--- START OF Data ---

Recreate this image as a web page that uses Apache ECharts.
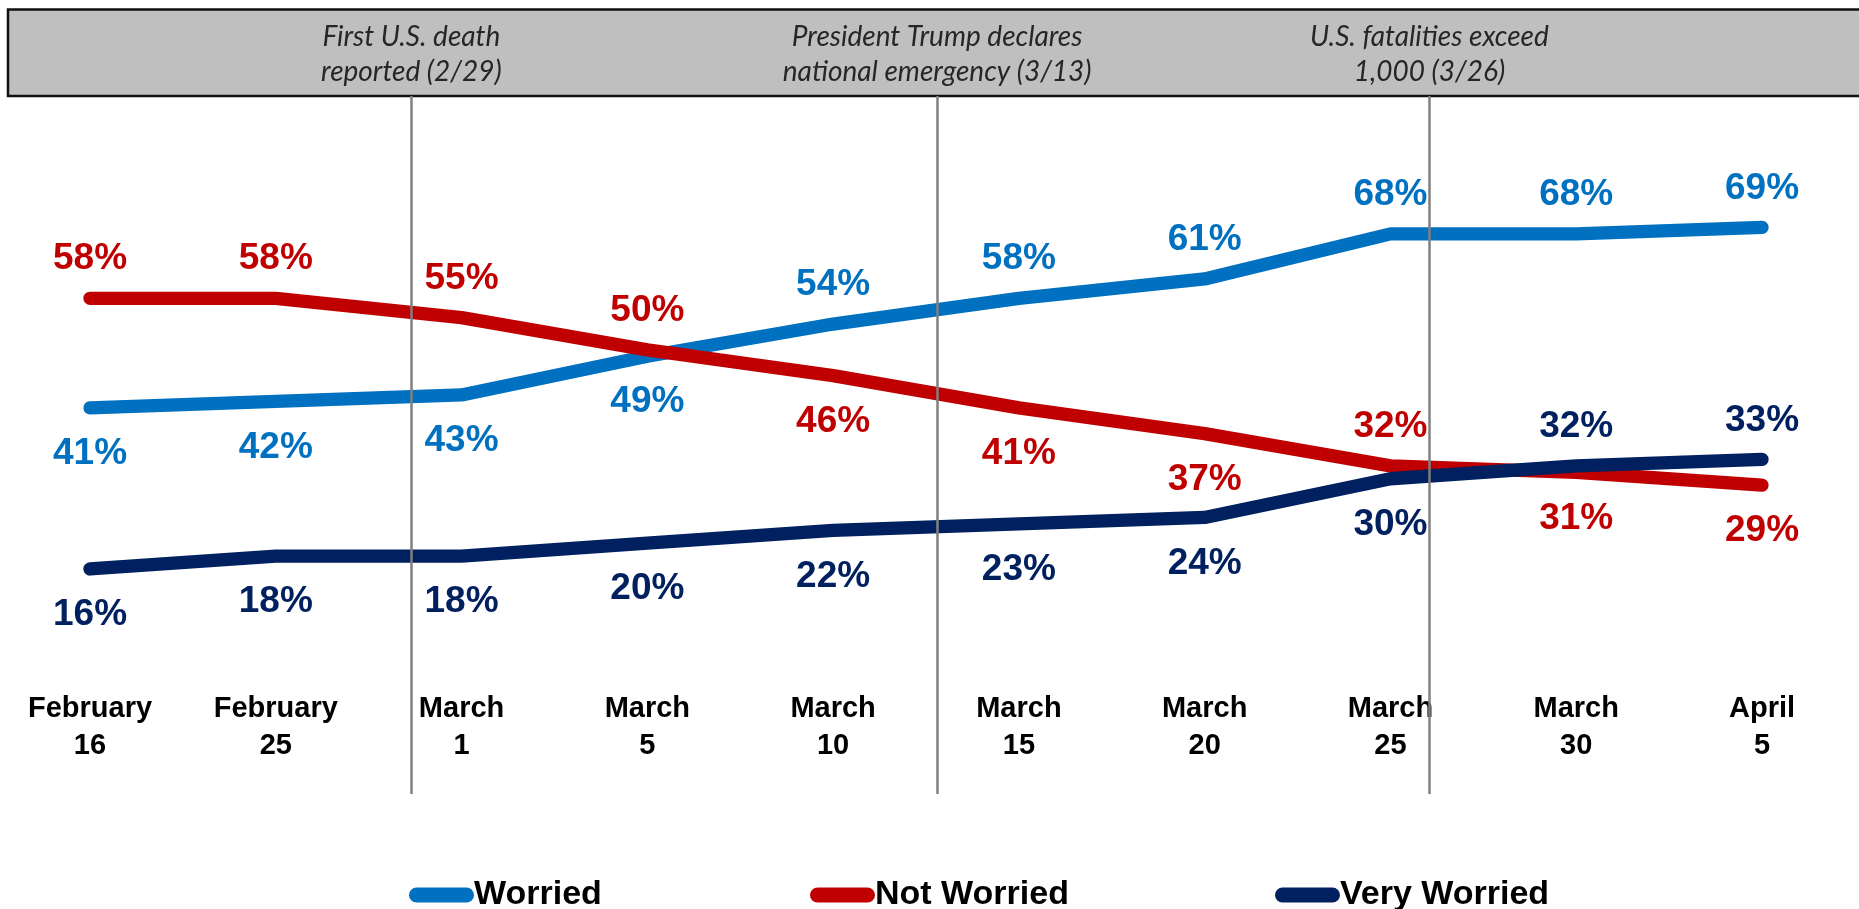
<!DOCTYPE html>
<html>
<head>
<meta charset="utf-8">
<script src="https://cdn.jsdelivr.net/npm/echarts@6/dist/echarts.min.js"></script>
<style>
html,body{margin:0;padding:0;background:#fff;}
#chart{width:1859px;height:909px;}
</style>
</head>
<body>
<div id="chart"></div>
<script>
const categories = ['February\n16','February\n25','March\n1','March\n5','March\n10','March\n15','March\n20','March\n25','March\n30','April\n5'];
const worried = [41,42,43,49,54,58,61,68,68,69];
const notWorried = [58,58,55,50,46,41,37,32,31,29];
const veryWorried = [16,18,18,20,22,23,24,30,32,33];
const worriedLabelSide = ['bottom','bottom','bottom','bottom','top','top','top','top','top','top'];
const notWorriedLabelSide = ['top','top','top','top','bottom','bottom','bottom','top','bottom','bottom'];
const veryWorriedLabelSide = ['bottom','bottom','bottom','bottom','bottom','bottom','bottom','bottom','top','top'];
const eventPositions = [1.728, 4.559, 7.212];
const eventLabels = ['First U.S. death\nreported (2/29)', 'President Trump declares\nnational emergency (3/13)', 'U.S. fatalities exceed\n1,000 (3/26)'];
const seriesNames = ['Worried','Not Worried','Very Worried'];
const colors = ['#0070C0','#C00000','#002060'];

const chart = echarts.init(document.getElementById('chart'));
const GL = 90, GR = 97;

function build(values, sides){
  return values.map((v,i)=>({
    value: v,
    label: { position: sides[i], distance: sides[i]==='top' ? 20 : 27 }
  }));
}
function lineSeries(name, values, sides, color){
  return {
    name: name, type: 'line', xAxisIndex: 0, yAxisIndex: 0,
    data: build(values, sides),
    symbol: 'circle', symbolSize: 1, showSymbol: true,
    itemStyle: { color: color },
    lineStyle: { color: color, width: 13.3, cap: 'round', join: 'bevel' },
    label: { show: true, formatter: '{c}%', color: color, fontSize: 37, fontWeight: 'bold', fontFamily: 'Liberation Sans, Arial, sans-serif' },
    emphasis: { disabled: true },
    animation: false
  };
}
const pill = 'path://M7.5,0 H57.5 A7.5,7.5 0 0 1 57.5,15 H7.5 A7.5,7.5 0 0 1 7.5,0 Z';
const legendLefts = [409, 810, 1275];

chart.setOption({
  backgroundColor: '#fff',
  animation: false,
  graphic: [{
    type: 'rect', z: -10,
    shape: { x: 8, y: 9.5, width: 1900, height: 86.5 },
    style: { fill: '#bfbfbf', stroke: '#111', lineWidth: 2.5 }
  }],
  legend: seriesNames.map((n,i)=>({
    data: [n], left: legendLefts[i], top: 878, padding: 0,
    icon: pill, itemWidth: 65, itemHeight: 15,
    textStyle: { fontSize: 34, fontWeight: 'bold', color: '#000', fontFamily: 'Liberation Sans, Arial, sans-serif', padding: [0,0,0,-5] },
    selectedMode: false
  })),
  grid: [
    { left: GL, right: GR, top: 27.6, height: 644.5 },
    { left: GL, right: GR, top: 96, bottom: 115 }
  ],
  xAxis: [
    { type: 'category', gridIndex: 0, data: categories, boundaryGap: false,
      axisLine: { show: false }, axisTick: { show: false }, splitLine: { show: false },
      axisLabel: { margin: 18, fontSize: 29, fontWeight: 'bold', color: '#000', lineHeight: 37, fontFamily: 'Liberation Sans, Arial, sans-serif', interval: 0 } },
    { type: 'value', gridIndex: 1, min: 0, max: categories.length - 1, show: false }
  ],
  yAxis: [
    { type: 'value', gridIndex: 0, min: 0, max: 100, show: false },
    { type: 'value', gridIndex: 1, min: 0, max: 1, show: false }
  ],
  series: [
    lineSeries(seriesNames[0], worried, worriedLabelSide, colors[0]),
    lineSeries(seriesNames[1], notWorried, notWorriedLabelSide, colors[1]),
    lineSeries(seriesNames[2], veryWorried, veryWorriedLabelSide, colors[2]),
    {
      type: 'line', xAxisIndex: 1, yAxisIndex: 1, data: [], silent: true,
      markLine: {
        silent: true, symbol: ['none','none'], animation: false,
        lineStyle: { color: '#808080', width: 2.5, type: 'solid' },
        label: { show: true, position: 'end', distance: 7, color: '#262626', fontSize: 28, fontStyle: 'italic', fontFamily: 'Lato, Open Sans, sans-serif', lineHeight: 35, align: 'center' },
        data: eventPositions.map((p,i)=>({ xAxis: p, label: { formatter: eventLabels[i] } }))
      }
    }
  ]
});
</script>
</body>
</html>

--- END OF Data ---
--- START OF Data ---

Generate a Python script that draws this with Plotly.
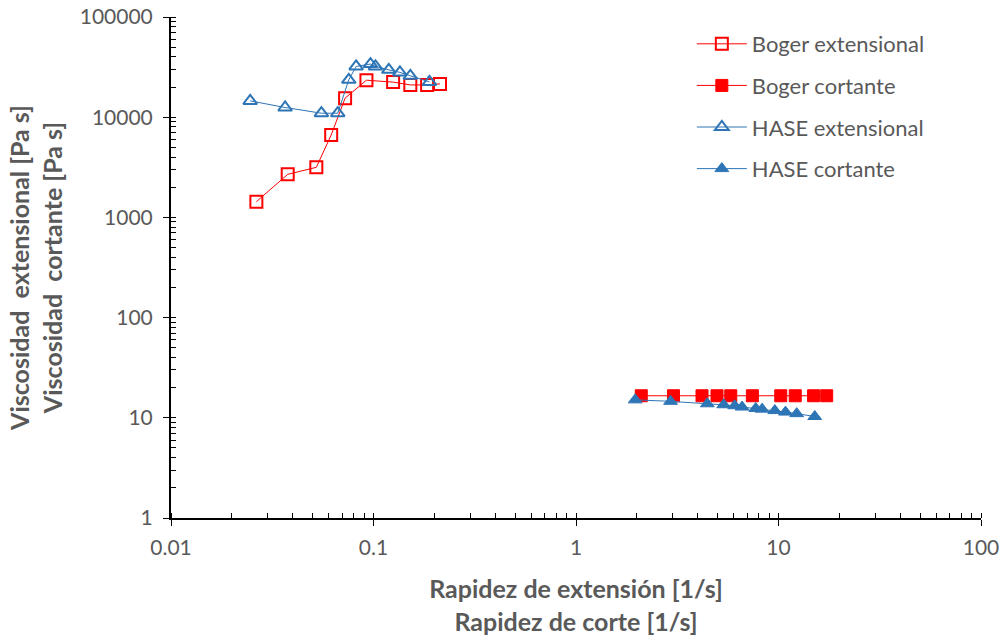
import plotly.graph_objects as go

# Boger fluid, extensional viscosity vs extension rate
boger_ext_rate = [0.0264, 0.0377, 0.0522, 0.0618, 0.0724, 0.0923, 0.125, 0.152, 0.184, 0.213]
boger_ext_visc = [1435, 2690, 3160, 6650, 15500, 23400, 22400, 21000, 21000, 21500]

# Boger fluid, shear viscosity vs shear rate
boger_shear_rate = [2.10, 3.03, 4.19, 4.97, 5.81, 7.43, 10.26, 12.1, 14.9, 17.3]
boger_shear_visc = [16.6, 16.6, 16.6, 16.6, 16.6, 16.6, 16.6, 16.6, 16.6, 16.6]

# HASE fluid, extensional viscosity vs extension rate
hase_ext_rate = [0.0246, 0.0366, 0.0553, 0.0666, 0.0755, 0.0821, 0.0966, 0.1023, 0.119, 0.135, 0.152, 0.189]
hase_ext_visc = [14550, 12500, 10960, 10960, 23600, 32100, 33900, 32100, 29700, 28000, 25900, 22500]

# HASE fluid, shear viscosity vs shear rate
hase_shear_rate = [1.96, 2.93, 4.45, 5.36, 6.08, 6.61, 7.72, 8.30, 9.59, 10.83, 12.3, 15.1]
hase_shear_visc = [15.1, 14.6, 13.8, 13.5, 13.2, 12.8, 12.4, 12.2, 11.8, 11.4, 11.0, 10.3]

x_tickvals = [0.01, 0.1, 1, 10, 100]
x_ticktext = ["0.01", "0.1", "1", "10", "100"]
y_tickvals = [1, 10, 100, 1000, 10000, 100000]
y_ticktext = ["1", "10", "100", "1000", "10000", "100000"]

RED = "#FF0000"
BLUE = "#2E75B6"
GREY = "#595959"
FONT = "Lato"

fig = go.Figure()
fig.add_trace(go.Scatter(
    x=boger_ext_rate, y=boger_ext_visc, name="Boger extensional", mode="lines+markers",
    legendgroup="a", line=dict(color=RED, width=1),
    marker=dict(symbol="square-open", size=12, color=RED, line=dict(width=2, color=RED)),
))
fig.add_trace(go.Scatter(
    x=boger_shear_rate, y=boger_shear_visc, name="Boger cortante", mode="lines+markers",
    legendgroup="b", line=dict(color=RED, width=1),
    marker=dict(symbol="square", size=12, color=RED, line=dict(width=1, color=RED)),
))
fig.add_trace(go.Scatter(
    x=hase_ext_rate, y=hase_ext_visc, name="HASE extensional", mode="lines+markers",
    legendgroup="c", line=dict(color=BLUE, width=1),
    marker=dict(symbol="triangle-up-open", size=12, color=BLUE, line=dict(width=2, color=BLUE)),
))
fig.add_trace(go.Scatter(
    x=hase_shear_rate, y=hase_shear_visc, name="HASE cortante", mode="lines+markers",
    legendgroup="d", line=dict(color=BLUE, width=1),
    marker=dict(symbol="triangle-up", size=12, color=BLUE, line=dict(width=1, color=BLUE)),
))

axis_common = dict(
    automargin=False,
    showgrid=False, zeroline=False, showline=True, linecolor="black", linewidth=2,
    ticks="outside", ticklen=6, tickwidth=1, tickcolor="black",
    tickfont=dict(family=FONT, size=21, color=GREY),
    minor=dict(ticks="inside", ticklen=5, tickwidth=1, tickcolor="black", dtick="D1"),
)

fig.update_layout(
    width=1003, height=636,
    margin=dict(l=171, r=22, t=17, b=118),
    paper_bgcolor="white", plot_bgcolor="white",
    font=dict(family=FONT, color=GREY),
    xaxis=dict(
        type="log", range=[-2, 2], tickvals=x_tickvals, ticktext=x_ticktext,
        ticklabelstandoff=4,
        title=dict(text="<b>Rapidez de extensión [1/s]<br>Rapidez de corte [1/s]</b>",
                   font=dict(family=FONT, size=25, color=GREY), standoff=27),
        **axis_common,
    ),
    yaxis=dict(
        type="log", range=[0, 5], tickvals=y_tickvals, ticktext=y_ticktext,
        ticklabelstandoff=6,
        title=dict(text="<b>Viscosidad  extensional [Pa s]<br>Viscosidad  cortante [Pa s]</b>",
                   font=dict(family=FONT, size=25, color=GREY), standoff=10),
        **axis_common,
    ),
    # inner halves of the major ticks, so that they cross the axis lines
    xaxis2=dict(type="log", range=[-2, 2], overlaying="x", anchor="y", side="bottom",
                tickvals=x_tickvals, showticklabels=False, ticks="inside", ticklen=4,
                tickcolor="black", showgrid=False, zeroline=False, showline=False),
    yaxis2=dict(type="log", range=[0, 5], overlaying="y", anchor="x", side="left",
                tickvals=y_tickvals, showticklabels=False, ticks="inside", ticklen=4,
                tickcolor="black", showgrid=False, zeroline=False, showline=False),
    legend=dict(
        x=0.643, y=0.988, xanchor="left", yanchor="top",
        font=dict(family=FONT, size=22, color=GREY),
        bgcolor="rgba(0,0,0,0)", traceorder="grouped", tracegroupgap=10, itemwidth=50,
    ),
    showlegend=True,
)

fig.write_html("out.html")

--- END OF Data ---

■ Stated exercise: In the records above, find each line holding "script" and copy it.

■ Full output:
<script src="https://cdn.jsdelivr.net/npm/echarts@6/dist/echarts.min.js"></script>
<script>
</script>
Generate a Python script that draws this with Plotly.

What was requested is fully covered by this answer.